Our wounded warriors have much to offer to us as well, especially in spiritual domains. I find that my belief in non-violence has grown since engaging in these conversations. I’ve long had a theoretical belief in the evils of war but having heard much about its impact on human body and spirit, I’m convinced at a different level. What war does to people in body, mind, and spirit cannot be tolerated any longer.
Yet I have also learned that there is no place in a Christian ethic for judgment. I’ve dealt with many Viet Nam veterans, men who were judged harshly for their participation in that war. These are people who came home hoping to heal, only to be judged as baby killers and shunned. Many suffered the traumatic after-effects of war privately and with shame.

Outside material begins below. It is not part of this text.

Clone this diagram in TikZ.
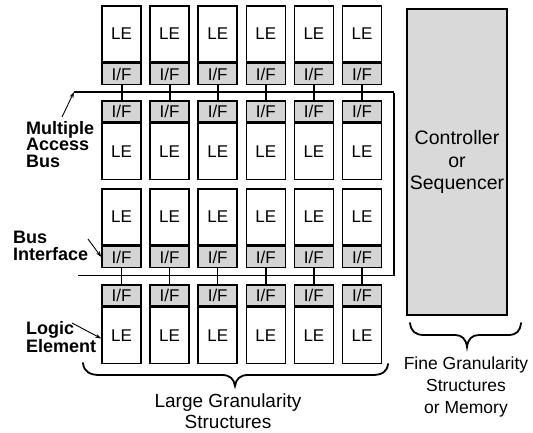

In contrast was a man who recalled returning from Viet Nam as a young Army captain. No welcoming committee. No yellow ribbons. He was walking through the Phoenix airport alone and an elderly woman stopped him, shook his hand, and said “Welcome home, Captain”. He burst into tears as he shared this healing moment with me.
Finally, I’ve been taught some powerful lessons about faith. Not every soldier lost their faith on the battlefield. Some found it. Others drew upon that faith to get them through both war and its aftermath. One man whom I deeply respect summed it up for me as I expressed concern about how he was doing. He looked at me, patted my shoulder and said “As long as I have my Bible and a good friend I can talk to, I’ll be OK.” Such simple straight-forward clarity given what this man has been through is truly humbling for someone such as me who spends a lot of time arguing with and questioning God.
So I encourage both individuals and spiritual communities to reach out to these wounded warriors. Help them feel welcome. Help them feel like there is a place for them in your spiritual community. And if they indicate a desire to talk, take the time to listen to their spiritual struggles. Just listen. Don’t try to fix. This will be a far more meaningful way of saying “Thank you for your service.”